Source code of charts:
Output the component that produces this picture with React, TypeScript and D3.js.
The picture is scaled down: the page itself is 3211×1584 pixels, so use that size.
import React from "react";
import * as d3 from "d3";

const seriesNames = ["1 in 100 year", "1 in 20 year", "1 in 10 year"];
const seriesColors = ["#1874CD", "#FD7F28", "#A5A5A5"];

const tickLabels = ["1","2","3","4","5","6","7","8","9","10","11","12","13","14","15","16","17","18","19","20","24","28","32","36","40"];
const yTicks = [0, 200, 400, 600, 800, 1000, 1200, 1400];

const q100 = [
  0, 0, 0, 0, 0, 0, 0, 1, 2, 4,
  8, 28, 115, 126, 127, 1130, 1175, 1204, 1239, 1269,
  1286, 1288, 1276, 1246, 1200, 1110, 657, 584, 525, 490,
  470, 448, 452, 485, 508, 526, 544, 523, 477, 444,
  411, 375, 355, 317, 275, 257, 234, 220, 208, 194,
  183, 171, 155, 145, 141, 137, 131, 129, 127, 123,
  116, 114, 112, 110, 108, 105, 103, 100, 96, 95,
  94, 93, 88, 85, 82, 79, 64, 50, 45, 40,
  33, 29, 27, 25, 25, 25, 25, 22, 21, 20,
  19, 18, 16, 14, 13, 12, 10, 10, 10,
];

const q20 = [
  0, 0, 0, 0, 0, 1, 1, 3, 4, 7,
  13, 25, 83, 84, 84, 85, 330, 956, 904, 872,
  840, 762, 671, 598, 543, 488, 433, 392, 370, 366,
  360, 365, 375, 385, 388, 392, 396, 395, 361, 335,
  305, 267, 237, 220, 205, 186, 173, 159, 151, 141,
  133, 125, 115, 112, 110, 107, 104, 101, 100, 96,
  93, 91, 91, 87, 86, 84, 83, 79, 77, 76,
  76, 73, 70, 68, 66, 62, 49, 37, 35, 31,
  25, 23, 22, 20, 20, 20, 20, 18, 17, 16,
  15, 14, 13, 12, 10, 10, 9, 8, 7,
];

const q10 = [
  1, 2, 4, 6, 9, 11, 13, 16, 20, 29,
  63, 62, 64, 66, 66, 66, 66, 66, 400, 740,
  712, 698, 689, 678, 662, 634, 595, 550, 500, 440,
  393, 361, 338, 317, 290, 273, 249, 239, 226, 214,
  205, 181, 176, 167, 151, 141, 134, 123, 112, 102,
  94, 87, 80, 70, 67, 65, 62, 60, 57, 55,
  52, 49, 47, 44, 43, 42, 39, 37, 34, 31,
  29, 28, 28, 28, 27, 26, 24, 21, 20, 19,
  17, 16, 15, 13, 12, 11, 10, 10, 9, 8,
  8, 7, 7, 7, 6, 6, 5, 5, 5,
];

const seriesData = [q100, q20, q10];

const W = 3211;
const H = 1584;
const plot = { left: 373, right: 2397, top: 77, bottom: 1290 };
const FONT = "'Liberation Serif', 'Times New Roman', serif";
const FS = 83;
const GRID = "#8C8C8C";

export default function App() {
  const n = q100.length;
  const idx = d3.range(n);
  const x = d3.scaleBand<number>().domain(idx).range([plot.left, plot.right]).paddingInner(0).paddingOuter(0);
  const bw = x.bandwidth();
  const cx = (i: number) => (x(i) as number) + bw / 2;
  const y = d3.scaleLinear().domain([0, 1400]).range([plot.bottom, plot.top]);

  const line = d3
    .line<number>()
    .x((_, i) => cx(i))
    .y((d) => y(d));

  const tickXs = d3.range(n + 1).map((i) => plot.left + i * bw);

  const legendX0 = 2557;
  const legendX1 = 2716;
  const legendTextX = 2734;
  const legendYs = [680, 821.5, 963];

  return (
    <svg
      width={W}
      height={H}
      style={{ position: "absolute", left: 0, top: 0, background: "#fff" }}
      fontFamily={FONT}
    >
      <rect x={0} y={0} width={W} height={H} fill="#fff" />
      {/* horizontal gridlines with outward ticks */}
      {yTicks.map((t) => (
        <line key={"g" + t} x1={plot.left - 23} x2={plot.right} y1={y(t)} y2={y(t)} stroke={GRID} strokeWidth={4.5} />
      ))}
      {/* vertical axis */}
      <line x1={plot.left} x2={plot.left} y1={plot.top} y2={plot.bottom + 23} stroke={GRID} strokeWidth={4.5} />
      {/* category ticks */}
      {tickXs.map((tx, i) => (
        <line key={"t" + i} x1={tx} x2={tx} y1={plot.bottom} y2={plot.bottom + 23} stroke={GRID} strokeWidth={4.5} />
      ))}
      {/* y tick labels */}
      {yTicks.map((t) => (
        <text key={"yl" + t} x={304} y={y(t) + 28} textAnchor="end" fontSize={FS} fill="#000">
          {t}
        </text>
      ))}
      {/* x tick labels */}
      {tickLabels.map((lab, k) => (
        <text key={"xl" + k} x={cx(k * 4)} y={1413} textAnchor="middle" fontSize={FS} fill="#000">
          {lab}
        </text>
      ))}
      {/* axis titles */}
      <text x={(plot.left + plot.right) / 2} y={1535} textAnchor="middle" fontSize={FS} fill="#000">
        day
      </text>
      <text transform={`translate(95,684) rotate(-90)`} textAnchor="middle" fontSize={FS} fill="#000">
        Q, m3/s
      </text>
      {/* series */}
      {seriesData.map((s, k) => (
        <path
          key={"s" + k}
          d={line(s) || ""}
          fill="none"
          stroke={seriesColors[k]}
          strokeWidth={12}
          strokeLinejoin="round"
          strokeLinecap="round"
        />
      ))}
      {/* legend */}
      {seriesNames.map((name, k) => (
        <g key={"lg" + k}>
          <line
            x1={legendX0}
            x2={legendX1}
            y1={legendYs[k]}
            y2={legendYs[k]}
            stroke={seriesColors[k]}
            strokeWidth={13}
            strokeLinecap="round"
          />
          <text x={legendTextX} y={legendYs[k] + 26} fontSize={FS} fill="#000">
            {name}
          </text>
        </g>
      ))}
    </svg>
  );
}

==

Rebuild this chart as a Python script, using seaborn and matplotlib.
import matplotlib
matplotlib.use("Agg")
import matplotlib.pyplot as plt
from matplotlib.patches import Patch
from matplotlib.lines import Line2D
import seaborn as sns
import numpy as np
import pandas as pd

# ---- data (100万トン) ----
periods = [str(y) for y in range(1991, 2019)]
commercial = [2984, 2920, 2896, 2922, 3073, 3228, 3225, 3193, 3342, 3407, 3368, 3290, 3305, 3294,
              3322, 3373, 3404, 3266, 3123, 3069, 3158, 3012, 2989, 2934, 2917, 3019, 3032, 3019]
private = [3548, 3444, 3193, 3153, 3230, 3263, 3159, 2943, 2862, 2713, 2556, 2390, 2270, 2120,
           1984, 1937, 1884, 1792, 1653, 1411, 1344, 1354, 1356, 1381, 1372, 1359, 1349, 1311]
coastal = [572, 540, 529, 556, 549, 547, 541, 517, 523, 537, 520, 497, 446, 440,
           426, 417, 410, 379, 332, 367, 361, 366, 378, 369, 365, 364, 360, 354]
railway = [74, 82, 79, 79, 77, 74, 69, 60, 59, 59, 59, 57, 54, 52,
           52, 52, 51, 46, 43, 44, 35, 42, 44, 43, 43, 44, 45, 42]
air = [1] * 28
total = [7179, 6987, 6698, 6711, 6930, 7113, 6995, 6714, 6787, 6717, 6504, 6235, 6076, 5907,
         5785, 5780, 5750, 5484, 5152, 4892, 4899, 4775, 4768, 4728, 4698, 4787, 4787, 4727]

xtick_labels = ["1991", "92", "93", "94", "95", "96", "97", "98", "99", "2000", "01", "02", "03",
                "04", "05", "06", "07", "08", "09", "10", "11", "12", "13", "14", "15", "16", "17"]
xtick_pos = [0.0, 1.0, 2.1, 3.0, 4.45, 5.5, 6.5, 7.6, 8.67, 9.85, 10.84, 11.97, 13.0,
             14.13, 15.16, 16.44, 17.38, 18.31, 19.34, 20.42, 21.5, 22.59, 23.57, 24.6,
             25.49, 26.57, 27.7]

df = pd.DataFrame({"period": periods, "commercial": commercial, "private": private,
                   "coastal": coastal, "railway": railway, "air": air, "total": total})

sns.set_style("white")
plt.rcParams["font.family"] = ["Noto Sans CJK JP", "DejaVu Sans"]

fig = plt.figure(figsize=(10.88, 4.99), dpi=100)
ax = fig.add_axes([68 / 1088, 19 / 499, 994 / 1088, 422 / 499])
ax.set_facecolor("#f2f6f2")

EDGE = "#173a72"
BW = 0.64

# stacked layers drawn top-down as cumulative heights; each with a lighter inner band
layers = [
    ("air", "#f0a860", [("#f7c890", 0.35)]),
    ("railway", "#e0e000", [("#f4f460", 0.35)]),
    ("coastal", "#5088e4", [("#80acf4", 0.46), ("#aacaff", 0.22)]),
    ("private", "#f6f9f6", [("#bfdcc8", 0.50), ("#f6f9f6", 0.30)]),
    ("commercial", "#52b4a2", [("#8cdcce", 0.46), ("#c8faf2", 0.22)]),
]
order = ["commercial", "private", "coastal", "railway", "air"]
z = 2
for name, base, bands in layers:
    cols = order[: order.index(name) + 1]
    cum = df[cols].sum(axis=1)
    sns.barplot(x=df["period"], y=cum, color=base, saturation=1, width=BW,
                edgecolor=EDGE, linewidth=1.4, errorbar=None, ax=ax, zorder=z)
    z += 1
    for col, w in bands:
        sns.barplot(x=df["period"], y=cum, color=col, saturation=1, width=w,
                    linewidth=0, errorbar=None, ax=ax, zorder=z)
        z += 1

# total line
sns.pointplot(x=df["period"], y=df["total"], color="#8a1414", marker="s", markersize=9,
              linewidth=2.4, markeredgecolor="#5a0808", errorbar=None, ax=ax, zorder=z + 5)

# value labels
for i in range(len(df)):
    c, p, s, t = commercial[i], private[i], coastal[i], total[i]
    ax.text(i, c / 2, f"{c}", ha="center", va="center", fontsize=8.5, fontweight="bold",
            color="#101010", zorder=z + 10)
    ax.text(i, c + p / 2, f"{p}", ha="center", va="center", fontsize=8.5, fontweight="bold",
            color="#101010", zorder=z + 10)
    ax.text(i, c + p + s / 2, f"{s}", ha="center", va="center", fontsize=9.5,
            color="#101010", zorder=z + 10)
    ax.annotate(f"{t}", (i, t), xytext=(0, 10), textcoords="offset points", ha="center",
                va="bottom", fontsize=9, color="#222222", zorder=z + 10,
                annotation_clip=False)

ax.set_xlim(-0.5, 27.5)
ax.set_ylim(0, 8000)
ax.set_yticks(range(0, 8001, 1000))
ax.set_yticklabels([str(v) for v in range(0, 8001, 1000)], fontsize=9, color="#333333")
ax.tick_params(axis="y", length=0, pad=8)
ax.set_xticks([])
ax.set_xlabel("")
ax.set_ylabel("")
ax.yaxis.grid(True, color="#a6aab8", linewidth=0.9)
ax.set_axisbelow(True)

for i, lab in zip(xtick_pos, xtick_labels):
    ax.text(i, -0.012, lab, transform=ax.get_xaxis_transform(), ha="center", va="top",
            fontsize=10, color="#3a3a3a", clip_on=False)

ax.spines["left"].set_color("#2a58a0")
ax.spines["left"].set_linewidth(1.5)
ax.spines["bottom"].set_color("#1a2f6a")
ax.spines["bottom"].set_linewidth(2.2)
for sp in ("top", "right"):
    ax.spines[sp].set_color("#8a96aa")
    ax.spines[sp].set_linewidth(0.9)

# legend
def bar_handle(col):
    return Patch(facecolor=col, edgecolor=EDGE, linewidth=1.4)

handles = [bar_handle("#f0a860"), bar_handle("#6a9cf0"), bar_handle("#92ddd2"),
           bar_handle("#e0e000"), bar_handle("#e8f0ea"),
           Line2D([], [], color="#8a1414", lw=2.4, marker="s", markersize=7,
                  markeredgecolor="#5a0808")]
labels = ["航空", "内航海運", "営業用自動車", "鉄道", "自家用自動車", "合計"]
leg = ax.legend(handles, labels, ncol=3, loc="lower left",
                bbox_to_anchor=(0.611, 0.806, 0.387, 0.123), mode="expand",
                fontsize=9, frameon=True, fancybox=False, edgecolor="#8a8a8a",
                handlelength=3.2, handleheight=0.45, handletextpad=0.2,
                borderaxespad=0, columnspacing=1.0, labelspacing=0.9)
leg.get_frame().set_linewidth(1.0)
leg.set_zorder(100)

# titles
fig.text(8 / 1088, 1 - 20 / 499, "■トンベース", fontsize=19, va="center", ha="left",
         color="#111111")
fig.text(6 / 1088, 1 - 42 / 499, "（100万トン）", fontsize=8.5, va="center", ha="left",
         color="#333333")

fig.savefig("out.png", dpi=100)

What needs to be done: Give back, word for word, each line from the one containing "The picture is" down to the one containing "const yTicks = [0, 200, 400, 600, 800, 1000, 1200, 1400];", including those two lines.

Answer to this problem:
The picture is scaled down: the page itself is 3211×1584 pixels, so use that size.
import React from "react";
import * as d3 from "d3";

const seriesNames = ["1 in 100 year", "1 in 20 year", "1 in 10 year"];
const seriesColors = ["#1874CD", "#FD7F28", "#A5A5A5"];

const tickLabels = ["1","2","3","4","5","6","7","8","9","10","11","12","13","14","15","16","17","18","19","20","24","28","32","36","40"];
const yTicks = [0, 200, 400, 600, 800, 1000, 1200, 1400];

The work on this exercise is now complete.